Fix the house before taxing it
To industry players like Chimezie Chuta, founder and coordinator of Blockchain Nigeria User Group, an industry association, taxing crypto transactions feels like putting the cart before the horse.
“You want to tax crypto traders, but you are still blocking the website of major exchanges, both foreign and local. How do you expect people to trade if Binance, Bybit, and Coinbase are still restricted?” he told .
He argues that before any tax regime can work, the government must fully lift restrictions and clarify how banks and exchanges will cooperate.
“You can’t just bring out a tax regime without clarifying the contradictions,” Chuta said.
He noted that banks and crypto operators will bear a lot of the enforcement responsibilities based on how the industry is currently structured.
“Government is going to chase virtual asset service providers because they provide the gateways where people engage in crypto,” he said. “They will chase the banks too, because those are the people who provide the off-ramp for those holding crypto. In a system like Nigeria, where there are no tools that are not just used to track individuals. They have to rely on institutions.”
In February 2024, at the height of its standoff with Binance, the Nigerian government asked telecom and internet service providers to restrict access to several crypto platforms, including Binance, OctaFX, and Coinbase. Those blocks remain partly in place.
Across Africa, crypto taxation is gaining momentum as governments try to draw clear lines around the industry.
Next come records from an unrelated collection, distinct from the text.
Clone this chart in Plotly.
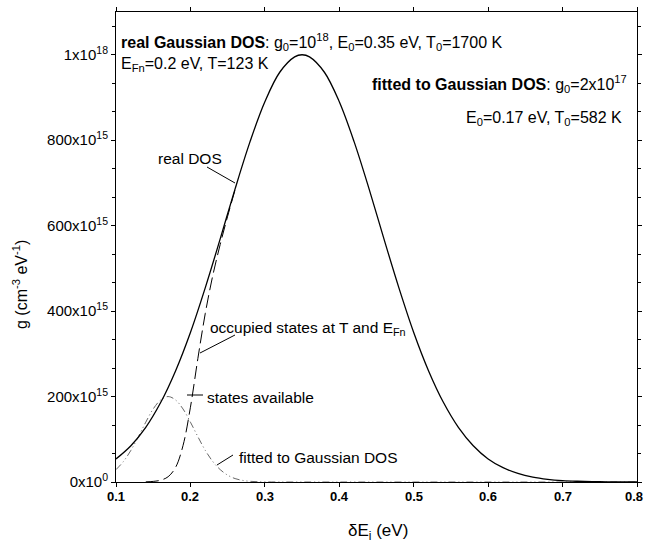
import plotly.graph_objects as go

# ---------------- data ----------------
E_real = [0.10, 0.12, 0.14, 0.16, 0.18, 0.20, 0.22, 0.24, 0.26, 0.28, 0.30, 0.32,
          0.34, 0.35, 0.36, 0.38, 0.40, 0.42, 0.44, 0.46, 0.48, 0.50, 0.52, 0.54,
          0.56, 0.58, 0.60, 0.62, 0.64, 0.66, 0.68, 0.70, 0.72, 0.74, 0.76, 0.78, 0.80]
g_real = [54, 85, 128, 186, 260, 350, 455, 569, 686, 796, 890, 959,
          995, 1000, 995, 959, 890, 796, 686, 569, 455, 350, 260, 186,
          128, 85, 54, 33.5, 20, 11.4, 6.3, 3.3, 1.7, 0.8, 0.4, 0.2, 0.1]  # x1e15

E_fit = [0.10, 0.11, 0.12, 0.13, 0.14, 0.15, 0.16, 0.17, 0.18, 0.19, 0.20,
         0.21, 0.22, 0.23, 0.24, 0.25, 0.26, 0.27, 0.28, 0.29, 0.30, 0.32,
         0.35, 0.40, 0.50, 0.60, 0.70, 0.80]
g_fit = [29, 48, 74, 106, 140, 171, 192, 200, 192, 171, 140,
         106, 74, 48, 29, 16, 8, 3.8, 1.6, 0.7, 0.2, 0.03,
         0, 0, 0, 0, 0, 0]  # x1e15

E_occ = [0.14, 0.15, 0.16, 0.17, 0.18, 0.19, 0.20, 0.21, 0.22, 0.23, 0.24, 0.25, 0.26]
g_occ = [0.4, 1.4, 4.2, 12.3, 34, 85, 175, 289, 395, 483, 556, 622, 684]  # x1e15

unit = 1e15
x_ticks = [0.1, 0.2, 0.3, 0.4, 0.5, 0.6, 0.7, 0.8]
x_tick_text = ["0.1", "0.2", "0.3", "0.4", "0.5", "0.6", "0.7", "0.8"]
y_ticks = [0, 200e15, 400e15, 600e15, 800e15, 1e18]
y_tick_text = ["0x10<sup>0</sup>", "200x10<sup>15</sup>", "400x10<sup>15</sup>",
               "600x10<sup>15</sup>", "800x10<sup>15</sup>", "1x10<sup>18</sup>"]

FONT = "Liberation Sans, Arial, sans-serif"

fig = go.Figure()
fig.add_trace(go.Scatter(x=E_fit, y=[v * unit for v in g_fit], mode="lines",
                         line=dict(color="#666666", width=1, shape="spline",
                                   dash="7px,3px,1px,3px,1px,3px"),
                         showlegend=False, hoverinfo="skip"))
fig.add_trace(go.Scatter(x=E_occ, y=[v * unit for v in g_occ], mode="lines",
                         line=dict(color="black", width=1, shape="spline", dash="13px,5px"),
                         showlegend=False, hoverinfo="skip"))
fig.add_trace(go.Scatter(x=E_real, y=[v * unit for v in g_real], mode="lines",
                         line=dict(color="black", width=1.3, shape="spline"),
                         showlegend=False, hoverinfo="skip"))

L, R, T, B = 116, 8, 12, 68
W, H = 645, 550
PW, PH = W - L - R, H - T - B


def px(x):
    return (x - L) / PW


def py(y):
    return (H - B - y) / PH


annos = []
def txt(text, x, y, xa="left", size=15.5, ya="middle"):
    annos.append(dict(text=text, x=px(x), y=py(y), xref="paper", yref="paper",
                      xanchor=xa, yanchor=ya, showarrow=False,
                      font=dict(size=size, color="black", family=FONT)))

txt("<b>real Gaussian DOS</b>: g<sub>0</sub>=10<sup>18</sup>, E<sub>0</sub>=0.35 eV, T<sub>0</sub>=1700 K", 119, 42, size=16)
txt("E<sub>Fn</sub>=0.2 eV, T=123 K", 119, 64, size=16)
txt("<b>fitted to Gaussian DOS</b>: g<sub>0</sub>=2x10<sup>17</sup>", 629, 84, xa="right", size=16)
txt("E<sub>0</sub>=0.17 eV, T<sub>0</sub>=582 K", 624, 118, xa="right", size=16)
txt("real DOS", 190, 158, xa="center")
txt("occupied states at T and E<sub>Fn</sub>", 208, 328)
txt("states available", 205, 397)
txt("fitted to Gaussian DOS", 237, 457)
txt("δE<sub>i</sub> (eV)", 378, 532, xa="center", size=17)
annos.append(dict(text="g (cm<sup>-3</sup> eV<sup>-1</sup>)", x=px(20), y=py(285),
                  xref="paper", yref="paper", textangle=-90, showarrow=False,
                  xanchor="center", yanchor="middle",
                  font=dict(size=16, color="black", family=FONT)))

# x tick labels (the last one is kept inside the page edge)
for v, t in zip(x_ticks, x_tick_text):
    last = v == x_ticks[-1]
    annos.append(dict(text=t, x=(px(W) if last else v), xref=("paper" if last else "x"),
                      y=py(487), yref="paper", xanchor=("right" if last else "center"),
                      yanchor="top", showarrow=False,
                      font=dict(size=13, color="black", family=FONT, weight="bold")))

shapes = []
for (x0, y0, x1, y1) in [(207, 167, 235, 183), (235, 335, 200, 353),
                         (203, 395, 187, 395), (233, 455, 217, 465)]:
    shapes.append(dict(type="line", xref="paper", yref="paper",
                       x0=px(x0), y0=py(y0), x1=px(x1), y1=py(y1),
                       line=dict(color="black", width=1)))

fig.update_layout(
    width=W, height=H,
    margin=dict(l=L, r=R, t=T, b=B, autoexpand=False),
    paper_bgcolor="white", plot_bgcolor="white",
    font=dict(family=FONT, color="black", size=13),
    annotations=annos, shapes=shapes,
    xaxis=dict(range=[0.1, 0.8], tickvals=x_ticks, showticklabels=False,
               ticks="outside", ticklen=4, tickcolor="black", showline=True,
               linecolor="black", linewidth=1, mirror="ticks", showgrid=False,
               zeroline=False, automargin=False),
    yaxis=dict(range=[0, 1.1e18], tickvals=y_ticks, ticktext=y_tick_text,
               ticks="outside", ticklen=4, tickcolor="black", showline=True,
               linecolor="black", linewidth=1, mirror="ticks", showgrid=False,
               zeroline=False, automargin=False, tickfont=dict(size=15),
               minor=dict(ticks="outside", ticklen=3, dtick=200e15 / 3, tickcolor="black")),
)

fig.write_html("out.html", config={"displayModeBar": False},
               post_script="document.body.style.margin='0';document.body.style.overflow='hidden';")
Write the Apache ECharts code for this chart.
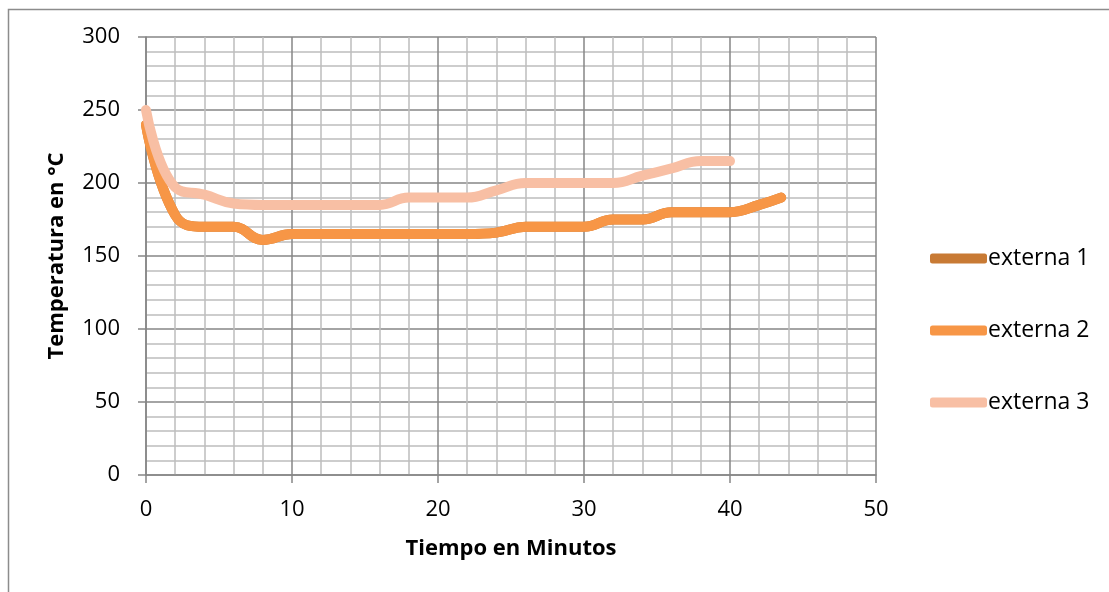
<!DOCTYPE html>
<html>
<head>
<meta charset="utf-8">
<script src="https://cdn.jsdelivr.net/npm/echarts@6/dist/echarts.min.js"></script>
<style>html,body{margin:0;padding:0;background:#fff}#c{width:1109px;height:592px}</style>
</head>
<body>
<div id="c"></div>
<script>
const seriesNames = ['externa 1', 'externa 2', 'externa 3'];
const timeA = [0, 2, 4, 6, 8, 10, 12, 14, 16, 18, 20, 22, 24, 26, 28, 30, 32, 34, 36, 38, 40, 42, 43.5];
const externa1 = [240, 178, 170, 170, 161, 165, 165, 165, 165, 165, 165, 165, 166, 170, 170, 170, 175, 175, 180, 180, 180, 185, 190];
const externa2 = [240, 178, 170, 170, 161, 165, 165, 165, 165, 165, 165, 165, 166, 170, 170, 170, 175, 175, 180, 180, 180, 185, 190];
const timeB = [0, 2, 4, 6, 8, 10, 12, 14, 16, 18, 20, 22, 24, 26, 28, 30, 32, 34, 36, 38, 40];
const externa3 = [250, 197, 192, 186, 185, 185, 185, 185, 185, 190, 190, 190, 195, 200, 200, 200, 200, 205, 210, 215, 215];
const xTicks = [0, 10, 20, 30, 40, 50];
const yTicks = [0, 50, 100, 150, 200, 250, 300];

const colors = ['#C87A34', '#F79646', '#F8BFA4'];
const pairs = (xs, ys) => xs.map((x, i) => [x, ys[i]]);
const font = '"Open Sans", "Noto Sans", sans-serif';
const fs = 22;

const chart = echarts.init(document.getElementById('c'), null, {renderer: 'canvas'});
chart.setOption({
  animation: false,
  backgroundColor: '#fff',
  graphic: [{
    type: 'rect', left: 6, top: 7, z: -1,
    shape: {width: 1120, height: 600},
    style: {fill: 'none', stroke: '#8c8c8c', lineWidth: 1.5}
  }],
  grid: {left: 146, right: 233, top: 37, bottom: 117},
  legend: {
    orient: 'vertical', left: 925, top: 242, itemGap: 49,
    itemWidth: 57, itemHeight: 10, icon: 'roundRect',
    textStyle: {fontFamily: font, fontSize: 23, color: '#000', padding: [0, 0, 0, -4]},
    data: seriesNames
  },
  xAxis: {
    type: 'value', min: 0, max: 50, interval: 10,
    name: 'Tiempo en Minutos', nameLocation: 'middle', nameGap: 63,
    nameTextStyle: {fontFamily: font, fontSize: fs, fontWeight: 'bold', color: '#000'},
    axisLine: {show: true, lineStyle: {color: '#868686', width: 1.5}},
    axisTick: {show: true, length: 8, lineStyle: {color: '#868686', width: 1.5}},
    axisLabel: {fontFamily: font, fontSize: fs, color: '#000', margin: 24,
      formatter: v => xTicks.includes(v) ? String(v) : ''},
    splitLine: {show: true, lineStyle: {color: '#868686', width: 1.5}},
    minorTick: {show: false, splitNumber: 5},
    minorSplitLine: {show: true, lineStyle: {color: '#BDBDBD', width: 1.5}}
  },
  yAxis: {
    type: 'value', min: 0, max: 300, interval: 50,
    name: 'Temperatura en °C', nameLocation: 'middle', nameGap: 78, nameRotate: 90,
    nameTextStyle: {fontFamily: font, fontSize: fs, fontWeight: 'bold', color: '#000'},
    axisLine: {show: true, lineStyle: {color: '#868686', width: 1.5}},
    axisTick: {show: true, length: 8, lineStyle: {color: '#868686', width: 1.5}},
    axisLabel: {fontFamily: font, fontSize: fs, color: '#000', margin: 26,
      formatter: v => yTicks.includes(v) ? String(v) : ''},
    splitLine: {show: true, lineStyle: {color: '#868686', width: 1.5}},
    minorTick: {show: false, splitNumber: 5},
    minorSplitLine: {show: true, lineStyle: {color: '#BDBDBD', width: 1.5}}
  },
  series: [
    {name: seriesNames[0], type: 'line', data: pairs(timeA, externa1), smooth: 0.45, showSymbol: false,
      color: colors[0], lineStyle: {width: 10, cap: 'round', join: 'round'}},
    {name: seriesNames[1], type: 'line', data: pairs(timeA, externa2), smooth: 0.45, showSymbol: false,
      color: colors[1], lineStyle: {width: 10, cap: 'round', join: 'round'}},
    {name: seriesNames[2], type: 'line', data: pairs(timeB, externa3), smooth: 0.45, showSymbol: false,
      color: colors[2], lineStyle: {width: 10, cap: 'round', join: 'round'}}
  ]
});
</script>
</body>
</html>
Kenya wants to charge a 10% excise duty on crypto transactions, while South Africa wants up to 18% tax on crypto returns.
For Oyedele, Nigeria’s new laws are fair. “We think that the regime we have now for virtual assets, including crypto, is fair, is balanced, and is globally competitive,” he said.
While crypto proceeds could offer a sizeable new revenue stream, the government must first convince the people it once drove underground to step into the light.